Is Workers’ Compensation Taxable by the IRS?
In general, workers’ comp benefits aren’t taxable, whether that’s your bi-weekly payments or your workers’ comp settlement. While it’s technically income in the sense it’s money you receive, the Internal Revenue Service (IRS) doesn’t count workers’ compensation benefits as taxable income.
The IRS Publication 525 states that “amounts you receive as workers’ compensation for an occupational sickness or injury are fully exempt from tax if they’re paid under a workers’ compensation act or a statute in the nature of a workers’ compensation act.” This policy makes sense, considering that any lost wages you receive from workers’ comp are already at a reduced rate—typically 66.66 percent of your current earnings.
Exceptions to the Rule: Workers’ Comp Taxes on SSDI
While workers’ comp benefits are generally tax-free, there is one instance where you may have to pay taxes. SSDI provides financial assistance to people with disabilities if they meet the program’s qualifications. Per the IRS, if you receive Social Security Disability Insurance (SSDI) and your benefits are reduced because of your workers’ compensation benefits, then the dollar amount your SSDI was reduced by is probably taxable. That amount is essentially considered to be the SSDI portion of your workers' comp benefits.
Not every public benefit can impact your Social Security benefits. While workers’ comp may, others like Supplemental Security Income (SSI) and Veterans Administration benefits do not.
It’s also worth noting that even if you retired because of a work-related injury or sickness and are receiving retirement benefits from Social Security, you would still have to pay taxes on your retirement benefits. The tax exemption applies only to workers’ compensation benefits.
How Do SSDI and Workers Comp Work Together?
Suppose you receive workers’ compensation payments or other public disability benefits together with SSDI disability payments. In that case, the total amount you receive can’t be more than 80 percent of your recent average earnings before you became disabled.
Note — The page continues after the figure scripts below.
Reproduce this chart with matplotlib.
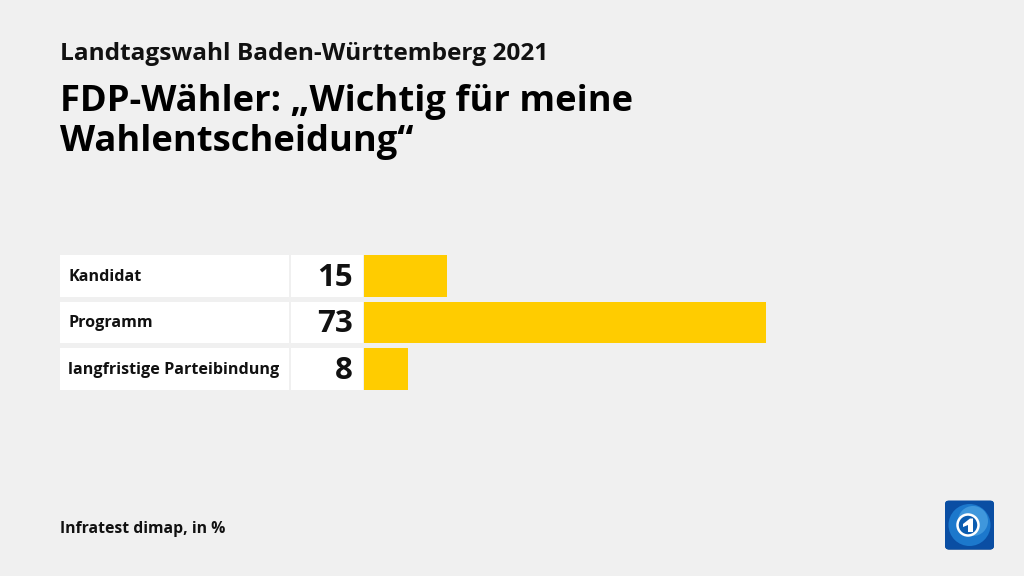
# Landtagswahl BW 2021: what mattered for FDP voters, as a horizontal bar chart.

import numpy as np
import matplotlib.pyplot as plt
from matplotlib.colors import LinearSegmentedColormap
from matplotlib.patches import Circle, FancyBboxPatch, Polygon

categories = ["Kandidat", "Programm", "langfristige Parteibindung"]
values = [15, 73, 8]

supertitle = "Landtagswahl Baden-Württemberg 2021"
title = "FDP-Wähler: „Wichtig für meine\nWahlentscheidung“"
source = "Infratest dimap, in %"

W, H = 1024, 576
background = "#f0f0f0"
bar_color = "#ffcc00"

plt.rcParams["font.family"] = ["Open Sans", "DejaVu Sans"]

fig = plt.figure(figsize=(W / 100, H / 100), dpi=100, facecolor=background)


# Axes placed in pixel positions, measured from the top left
def pixel_axes(left, top, right, bottom):
    ax = fig.add_axes([left / W, 1 - bottom / H, (right - left) / W, (bottom - top) / H])
    ax.axis("off")
    return ax


top, bottom = 252.75, 392.25
rows = np.arange(len(categories))
ylim = (len(categories) - 0.5, -0.5)
height = 0.903

# White box with the category name
label_ax = pixel_axes(60, top, 289, bottom)
label_ax.barh(rows, [1] * len(rows), height=height, color="white")
label_ax.set_xlim(0, 1)
label_ax.set_ylim(*ylim)
for row, name in zip(rows, categories):
    label_ax.text(0.037, row + 0.02, name, ha="left", va="center", fontsize=11.6,
                  fontweight="bold", color="#111111")

# White box with the number
value_ax = pixel_axes(291, top, 363, bottom)
value_ax.barh(rows, [1] * len(rows), height=height, color="white")
value_ax.set_xlim(0, 1)
value_ax.set_ylim(*ylim)
for row, value in zip(rows, values):
    value_ax.text(0.86, row + 0.04, str(value), ha="right", va="center", fontsize=22.5,
                  fontweight="bold", color="#111111")

# Yellow bars, 5.51 px per point
bar_ax = pixel_axes(364, top, 915, bottom)
bar_ax.barh(rows, values, height=height, color=bar_color)
bar_ax.set_xlim(0, 100)
bar_ax.set_ylim(*ylim)

# Headings and source line
fig.text(60 / W, 1 - 54 / H, supertitle, ha="left", va="center", fontsize=17.6,
         fontweight="bold", color="#111111")
fig.text(60 / W, 1 - 122 / H, title, ha="left", va="center", fontsize=26.2,
         fontweight="bold", color="#000000", linespacing=1.17)
fig.text(60 / W, 1 - 529 / H, source, ha="left", va="center", fontsize=11.3,
         fontweight="bold", color="#111111")

# Round blue logo in the bottom right corner
logo_ax = pixel_axes(944, 500, 995, 550)
box = FancyBboxPatch((1, 0.5), 49, 49, boxstyle="round,pad=0,rounding_size=4",
                     facecolor="#0a4ea3", edgecolor="none")
logo_ax.add_patch(box)
shade = np.linspace(0, 1, 50).reshape(-1, 1)
logo_cmap = LinearSegmentedColormap.from_list("logo", ["#0b62b8", "#06397f"])
gradient = logo_ax.imshow(shade, extent=(1, 50, 49.5, 0.5), cmap=logo_cmap, aspect="auto")
gradient.set_clip_path(box)
logo_ax.set_xlim(0, 51)
logo_ax.set_ylim(50, 0)
logo_ax.add_patch(Circle((25.5, 25), 21, facecolor="#1c78cc", edgecolor="none"))
logo_ax.add_patch(Circle((29, 21), 15, facecolor="#3f97dc", edgecolor="none"))
logo_ax.add_patch(Circle((24, 25), 10.5, facecolor="#0b5cb0", edgecolor="white", linewidth=1.8))
logo_ax.add_patch(Polygon([(19, 24), (26, 18.5), (29, 18.5), (29, 32), (24, 32), (24, 25), (19, 27)],
                          facecolor="white", edgecolor="none"))

fig.savefig("out.png", dpi=100, facecolor=background)
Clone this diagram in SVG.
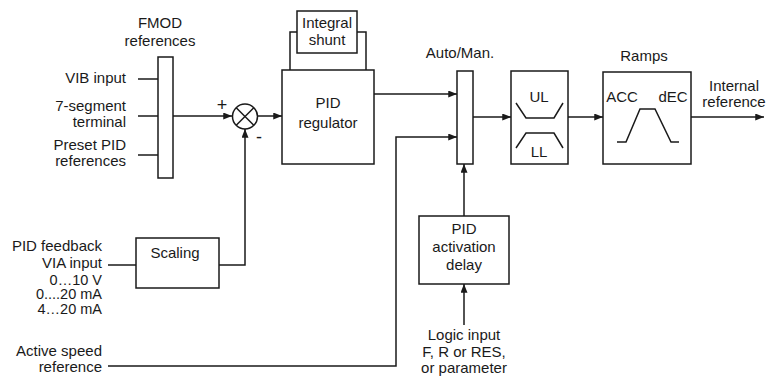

If it is, your SSDI benefit will be reduced so that your total benefits aren’t over 80 percent.
Say you make an average of $3,000 per month at your job and received SSDI payments of $1,200 before your injury. After your injury, you started receiving workers’ comp payments of $2,000 per month. Together, your benefits equal $3,200 per month. But because your total benefits can’t be more than 80 percent (or $2,400) of your average $3,000 salary, your SSDI is now reduced by $800 [$3,200-$2,400=$800]. Your new SSDI payment is $400, and you’re liable for paying taxes on the $800 monthly reduction. In this example, the IRS would essentially say $800 of your worker's comp is actually SSDI, which is taxable.
Your SSDI may also have a workers’ compensation offset if you receive a lump-sum workers’ compensation settlement. The Social Security Administration (SSA) asks you to contact them right away if you receive one.
If your workers’ comp case is complex, you may benefit from working with a workers’ compensation attorney to ensure your settlement is structured in a way that can minimize your tax liabilities for the most recent tax filing year.
Do You Have to Report Workers’ Compensation on Your Tax Return?
Your workers’ comp benefits aren’t usually taxable, so you don’t have to report workers’ compensation benefits on your income tax return or pay state or federal taxes on them. That’s because your payments are 100 percent tax-exempt. You shouldn’t see your workers’ comp income on your W-2, and you don’t have to add it to your return. The exception is if you’re also receiving SSDI and have your payments reduced. In that case, you’ll pay taxes on the reduced amount.